The destination directory for the downloaded file(s) that were previously downloaded with download_study. If the files are missing, but outdir is specified, they will get downloaded first. By default outdir is set to NULL which will use the data from the web. We only recommend downloading the full data if you will use it several times.

maxClusterGap

This determines the maximum gap between candidate ERs.

chrlen

The chromosome length in base pairs. If it's NULL, the chromosome length is extracted from the Rail-RNA runs GitHub repository.
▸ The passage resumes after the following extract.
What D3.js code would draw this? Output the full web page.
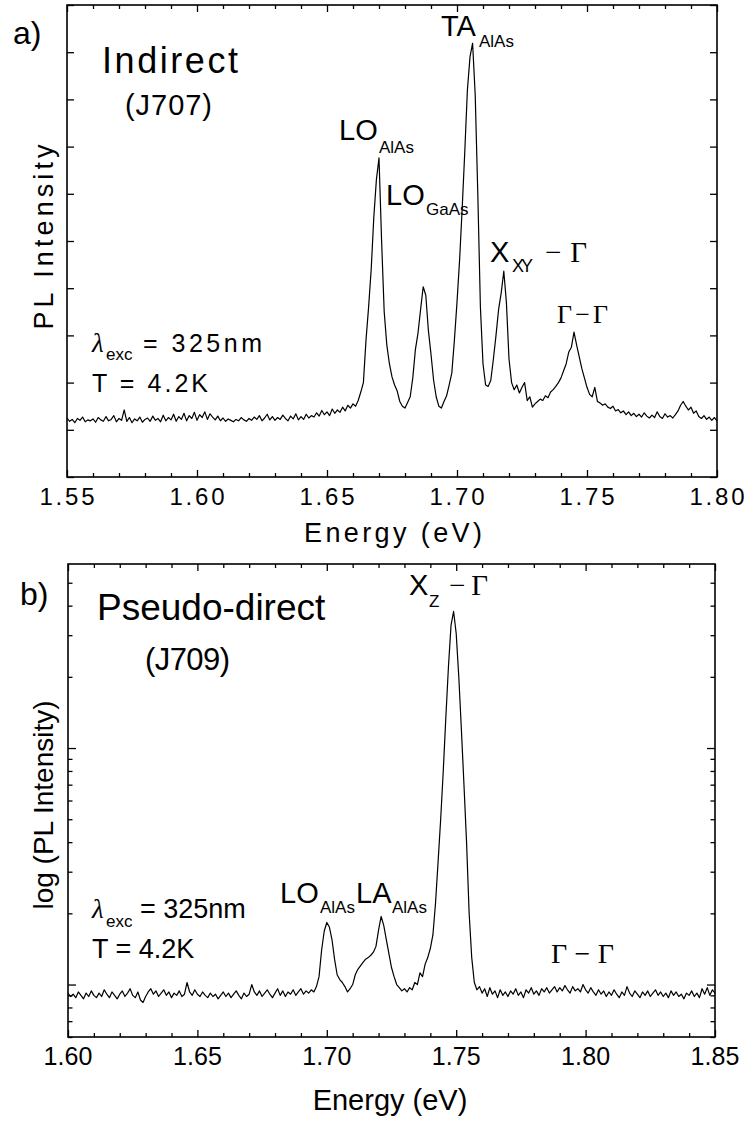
<!DOCTYPE html>
<html>
<head>
<meta charset="utf-8">
<script src="https://cdn.jsdelivr.net/npm/d3@7"></script>
<style>
  body { margin: 0; background: #fff; }
  svg { display: block; }
  text { font-family: "Liberation Sans", Arial, sans-serif; fill: #000; }
  .serif { font-family: "Liberation Serif", "Times New Roman", serif; }
</style>
</head>
<body>
<svg id="chart" width="748" height="1122"></svg>
<script>
// ---- data ----
var energyStartA = 1.55;
var energyStepA = 0.001;
var intensityA = [
  1.25, 1.18, 1.22, 1.15, 1.24, 1.20, 1.27, 1.17, 1.21, 1.19,
  1.23, 1.16, 1.26, 1.21, 1.18, 1.28, 1.19, 1.22, 1.30, 1.17,
  1.24, 1.20, 1.42, 1.18, 1.26, 1.15, 1.23, 1.19, 1.27, 1.16,
  1.22, 1.25, 1.18, 1.29, 1.20, 1.24, 1.17, 1.31, 1.19, 1.26,
  1.21, 1.33, 1.18, 1.28, 1.22, 1.35, 1.19, 1.30, 1.24, 1.37,
  1.20, 1.32, 1.26, 1.38, 1.22, 1.34, 1.27, 1.21, 1.29, 1.19,
  1.25, 1.18, 1.23, 1.20, 1.17, 1.22, 1.19, 1.26, 1.21, 1.18,
  1.24, 1.20, 1.27, 1.22, 1.30, 1.19, 1.25, 1.33, 1.21, 1.28,
  1.20, 1.26, 1.22, 1.31, 1.24, 1.19, 1.29, 1.23, 1.34, 1.21,
  1.28, 1.22, 1.33, 1.25, 1.30, 1.27, 1.36, 1.29, 1.41, 1.32,
  1.38, 1.30, 1.44, 1.35, 1.42, 1.37, 1.48, 1.40, 1.52, 1.46,
  1.55, 1.50, 1.62, 1.80, 2.00, 2.90, 3.60, 4.40, 5.50, 6.30,
  6.76, 5.00, 3.50, 2.80, 2.40, 2.12, 1.95, 1.82, 1.60, 1.50,
  1.46, 1.58, 1.70, 2.10, 2.70, 3.05, 3.55, 4.03, 3.85, 3.10,
  2.60, 2.05, 1.70, 1.50, 1.46, 1.60, 1.72, 1.95, 2.20, 2.90,
  3.70, 4.60, 5.70, 6.90, 8.20, 8.90, 9.19, 8.10, 6.00, 3.60,
  2.40, 1.95, 1.92, 2.05, 2.50, 3.00, 3.55, 3.90, 4.36, 3.70,
  2.50, 2.00, 1.85, 1.95, 1.78, 1.90, 2.00, 1.62, 1.70, 1.48,
  1.55, 1.60, 1.65, 1.62, 1.72, 1.68, 1.80, 1.85, 1.92, 2.00,
  2.10, 2.25, 2.40, 2.65, 2.75, 3.07, 2.80, 2.55, 2.30, 2.10,
  1.90, 1.75, 1.70, 1.90, 1.60, 1.57, 1.52, 1.55, 1.48, 1.45,
  1.50, 1.40, 1.43, 1.36, 1.40, 1.32, 1.38, 1.30, 1.35, 1.28,
  1.33, 1.27, 1.36, 1.29, 1.25, 1.31, 1.26, 1.38, 1.28, 1.24,
  1.34, 1.27, 1.30, 1.25, 1.32, 1.40, 1.52, 1.60, 1.50, 1.42,
  1.48, 1.35, 1.40, 1.28, 1.24, 1.30, 1.22, 1.27, 1.20, 1.26,
  1.19
];

var energyStartB = 1.60;
var energyStepB = 0.001;
var intensityB = [
  0.92, 0.89, 0.91, 0.88, 0.93, 0.90, 0.87, 0.92, 0.89, 0.94,
  0.90, 0.88, 0.92, 0.89, 0.95, 0.91, 0.88, 0.93, 0.90, 0.87,
  0.91, 0.94, 0.89, 0.92, 0.96, 0.90, 0.88, 0.93, 0.86, 0.84,
  0.89, 0.93, 0.96, 0.91, 0.94, 0.89, 0.92, 0.95, 0.90, 0.93,
  0.88, 0.92, 0.90, 0.94, 0.89, 0.91, 1.02, 0.93, 0.90, 0.95,
  0.91, 0.89, 0.93, 0.90, 0.88, 0.92, 0.89, 0.91, 0.87, 0.90,
  0.93, 0.89, 0.92, 0.88, 0.91, 0.94, 0.90, 0.87, 0.92, 0.89,
  0.91, 1.00, 0.93, 0.90, 0.94, 0.89, 0.92, 0.95, 0.91, 0.88,
  0.92, 0.96, 0.90, 0.94, 0.89, 0.93, 0.91, 0.95, 0.90, 0.93,
  0.96, 0.91, 0.94, 0.92, 0.95, 0.93, 0.98, 1.08, 1.40, 1.68,
  1.83, 1.75, 1.55, 1.28, 1.10, 1.05, 1.02, 0.98, 0.93, 0.96,
  1.00, 1.10, 1.16, 1.20, 1.24, 1.28, 1.30, 1.33, 1.37, 1.45,
  1.70, 1.94, 1.78, 1.55, 1.35, 1.18, 1.08, 1.00, 0.97, 0.94,
  0.96, 0.93, 0.97, 0.95, 1.02, 1.00, 1.12, 1.08, 1.22, 1.30,
  1.42, 1.62, 2.20, 3.30, 5.00, 8.00, 13.5, 22.0, 33.0, 37.8,
  30.5, 20.0, 12.0, 7.0, 4.0, 2.0, 1.30, 1.02, 0.95, 0.98,
  0.92, 0.96, 0.89, 0.97, 0.91, 0.94, 0.88, 0.95, 0.90, 0.93,
  0.89, 0.94, 0.91, 0.96, 0.90, 0.93, 0.88, 0.95, 0.92, 0.97,
  0.91, 0.94, 0.90, 0.96, 0.93, 0.97, 0.92, 0.95, 0.98, 0.93,
  0.97, 0.94, 0.99, 0.95, 0.92, 0.98, 0.94, 0.96, 0.93, 1.00,
  0.95, 0.92, 0.97, 0.93, 0.90, 0.95, 0.91, 0.94, 0.89, 0.93,
  0.90, 0.95, 0.91, 0.88, 0.93, 0.90, 0.98, 0.92, 0.89, 0.94,
  0.91, 0.88, 0.93, 0.90, 0.94, 0.89, 0.92, 0.95, 0.90, 0.93,
  0.89, 0.92, 0.88, 0.94, 0.90, 0.93, 0.89, 0.91, 0.87, 0.92,
  0.90, 0.94, 0.89, 0.92, 0.88, 0.96, 0.91, 0.97, 0.90, 0.95,
  0.92
];

var xTicksA = [1.55, 1.60, 1.65, 1.70, 1.75, 1.80];
var xTicksB = [1.60, 1.65, 1.70, 1.75, 1.80, 1.85];
var yTicksA = [0, 1, 2, 3, 4, 5, 6, 7, 8, 9, 10];
var yMajorB = [1, 10];
var yMinorB = [0.6, 0.7, 0.8, 0.9, 2, 3, 4, 5, 6, 7, 8, 9, 20, 30, 40, 50];

function toPoints(start, step, values) {
  return values.map(function(v, i) {
    return { e: +(start + i * step).toFixed(4), v: v };
  });
}

var svg = d3.select("#chart");

function minorTicks(majors) {
  var out = [];
  for (var i = 0; i < majors.length - 1; i++) {
    for (var k = 1; k < 5; k++) out.push(+(majors[i] + k * 0.01).toFixed(3));
  }
  return out;
}

function drawFrame(g, x, y, left, right, top, bottom) {
  var xMinor = minorTicks(x.ticksMajor);
  // bottom / top ticks, pointing inward
  g.append("g").attr("transform", "translate(0," + bottom + ")")
    .call(d3.axisBottom(x.scale).tickValues(x.ticksMajor).tickSize(-7).tickFormat(""));
  g.append("g").attr("transform", "translate(0," + bottom + ")")
    .call(d3.axisBottom(x.scale).tickValues(xMinor).tickSize(-4).tickFormat(""));
  g.append("g").attr("transform", "translate(0," + top + ")")
    .call(d3.axisTop(x.scale).tickValues(x.ticksMajor).tickSize(-7).tickFormat(""));
  g.append("g").attr("transform", "translate(0," + top + ")")
    .call(d3.axisTop(x.scale).tickValues(xMinor).tickSize(-4).tickFormat(""));

  y.forEach(function(set) {
    g.append("g").attr("transform", "translate(" + left + ",0)")
      .call(d3.axisLeft(set.scale).tickValues(set.values).tickSize(-set.len).tickFormat(""));
    g.append("g").attr("transform", "translate(" + right + ",0)")
      .call(d3.axisRight(set.scale).tickValues(set.values).tickSize(-set.len).tickFormat(""));
  });

  g.selectAll(".domain").remove();
  g.selectAll(".tick line").attr("stroke", "#000").attr("stroke-width", 1.3);

  g.append("rect")
    .attr("x", left).attr("y", top)
    .attr("width", right - left).attr("height", bottom - top)
    .attr("fill", "none").attr("stroke", "#000").attr("stroke-width", 1.6);

  // tick labels
  g.selectAll(".xlab")
    .data(x.ticksMajor)
    .enter().append("text")
    .attr("x", function(d) { return x.scale(d); })
    .attr("y", x.labelY)
    .attr("text-anchor", "middle")
    .attr("font-size", x.labelSize)
    .attr("textLength", x.labelLen)
    .attr("lengthAdjust", "spacing")
    .text(function(d) { return d.toFixed(2); });
}

function label(txt, px, py, size, opts) {
  opts = opts || {};
  var t = svg.append("text")
    .attr("x", px).attr("y", py)
    .attr("font-size", size)
    .text(txt);
  if (opts.cls) t.attr("class", opts.cls);
  if (opts.len) t.attr("textLength", opts.len).attr("lengthAdjust", "spacing");
  if (opts.anchor) t.attr("text-anchor", opts.anchor);
  if (opts.italic) t.attr("font-style", "italic");
  return t;
}

// ================= panel a =================
var aLeft = 67, aRight = 717, aTop = 5, aBottom = 477;
var xA = d3.scaleLinear().domain([1.55, 1.80]).range([aLeft, aRight]);
var yA = d3.scaleLinear().domain([0, 10]).range([aBottom, aTop]);
var gA = svg.append("g");

drawFrame(gA,
  { scale: xA, ticksMajor: xTicksA, labelY: 505, labelSize: 24, labelLen: 55 },
  [{ scale: yA, values: yTicksA, len: 7 }],
  aLeft, aRight, aTop, aBottom);

gA.append("path")
  .datum(toPoints(energyStartA, energyStepA, intensityA))
  .attr("fill", "none")
  .attr("stroke", "#000")
  .attr("stroke-width", 1.2)
  .attr("stroke-linejoin", "round")
  .attr("d", d3.line().x(function(d) { return xA(d.e); }).y(function(d) { return yA(d.v); }));

label("a)", 13, 44, 32);
label("Indirect", 102, 73, 36, { len: 136 });
label("(J707)", 125, 115, 29, { len: 87 });
label("LO", 339, 140, 29);
label("AlAs", 379, 153, 17);
label("LO", 386, 205, 29);
label("GaAs", 426, 215, 17);
label("TA", 441, 36, 29);
label("AlAs", 479, 47, 17);
label("X", 490, 262, 29);
label("XY", 512, 272, 18, { len: 21 });
label("\u2212 \u0393", 545, 262, 29, { cls: "serif", len: 42 });
label("\u0393 \u2212 \u0393", 557, 323, 26, { cls: "serif", len: 51 });
label("\u03bb", 92, 352, 27, { cls: "serif", italic: true });
label("exc", 106, 360, 17);
label("= 325nm", 143, 352, 25, { len: 119 });
label("T = 4.2K", 92, 392, 25, { len: 116 });
label("Energy (eV)", 393, 542, 27, { anchor: "middle", len: 178 });
svg.append("text")
  .attr("transform", "translate(53,237) rotate(-90)")
  .attr("text-anchor", "middle")
  .attr("font-size", 27)
  .attr("textLength", 185)
  .attr("lengthAdjust", "spacing")
  .text("PL Intensity");

// ================= panel b =================
var bLeft = 68, bRight = 715, bTop = 564, bBottom = 1037;
var xB = d3.scaleLinear().domain([1.60, 1.85]).range([bLeft, bRight]);
var yB = d3.scaleLog().domain([0.6, 60]).range([bBottom, bTop]);
var gB = svg.append("g");

drawFrame(gB,
  { scale: xB, ticksMajor: xTicksB, labelY: 1065, labelSize: 25, labelLen: 49 },
  [{ scale: yB, values: yMajorB, len: 8 }, { scale: yB, values: yMinorB, len: 4.5 }],
  bLeft, bRight, bTop, bBottom);

gB.append("path")
  .datum(toPoints(energyStartB, energyStepB, intensityB))
  .attr("fill", "none")
  .attr("stroke", "#000")
  .attr("stroke-width", 1.2)
  .attr("stroke-linejoin", "round")
  .attr("d", d3.line().x(function(d) { return xB(d.e); }).y(function(d) { return yB(d.v); }));

label("b)", 20, 605, 32);
label("Pseudo-direct", 97, 620, 37);
label("(J709)", 145, 670, 31, { len: 85 });
label("X", 409, 595, 29);
label("Z", 429, 607, 17);
label("\u2212 \u0393", 449, 595, 29, { cls: "serif", len: 39 });
label("LO", 280, 903, 29);
label("AlAs", 320, 913, 17);
label("LA", 356, 903, 29);
label("AlAs", 392, 913, 17);
label("\u03bb", 92, 918, 27, { cls: "serif", italic: true });
label("exc", 106, 927, 17);
label("= 325nm", 140, 918, 27);
label("T = 4.2K", 92, 958, 27);
label("\u0393 \u2212 \u0393", 551, 963, 28, { cls: "serif", len: 63 });
label("Energy (eV)", 390, 1110, 29, { anchor: "middle" });
svg.append("text")
  .attr("transform", "translate(53,805) rotate(-90)")
  .attr("text-anchor", "middle")
  .attr("font-size", 28)
  .text("log (PL Intensity)");
</script>
</body>
</html>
Alternatively check the SciServer section on the vignette to see how to access all the recount data via a R Jupyter Notebook.

verbose

If TRUE basic status updates will be printed along the way.

...

Additional arguments passed to download_study when outdir is specified but the required files are missing.

Value

A GRanges-class object as created by findRegions.

Author

Leonardo Collado-Torres

Examples

## Define expressed regions for study SRP009615, chrY
if (.Platform$OS.type != "windows") {
    ## Reading BigWig files is not supported by rtracklayer on Windows
    regions <- expressed_regions("SRP009615", "chrY",
        cutoff = 5L,
        maxClusterGap = 3000L
    )
}
#> 2023-05-07 05:53:36.849574 loadCoverage: loading BigWig file http://duffel.rail.bio/recount/SRP009615/bw/mean_SRP009615.bw
#> 2023-05-07 05:53:40.580696 loadCoverage: applying the cutoff to the merged data
#> 2023-05-07 05:53:40.993329 filterData: originally there were 57227415 rows, now there are 57227415 rows. Meaning that 0 percent was filtered.
#> 2023-05-07 05:53:40.995705 findRegions: identifying potential segments
#> 2023-05-07 05:53:40.999846 findRegions: segmenting information
#> 2023-05-07 05:53:41.000176 .getSegmentsRle: segmenting with cutoff(s) 5
#> 2023-05-07 05:53:41.044234 findRegions: identifying candidate regions
#> 2023-05-07 05:53:41.283391 findRegions: identifying region clusters
if (FALSE) {
## Define the regions for multiple chrs
regs <- sapply(chrs, expressed_regions, project = "SRP009615", cutoff = 5L)

## You can then combine them into a single GRanges object if you want to
library("GenomicRanges")
single <- unlist(GRangesList(regs))
}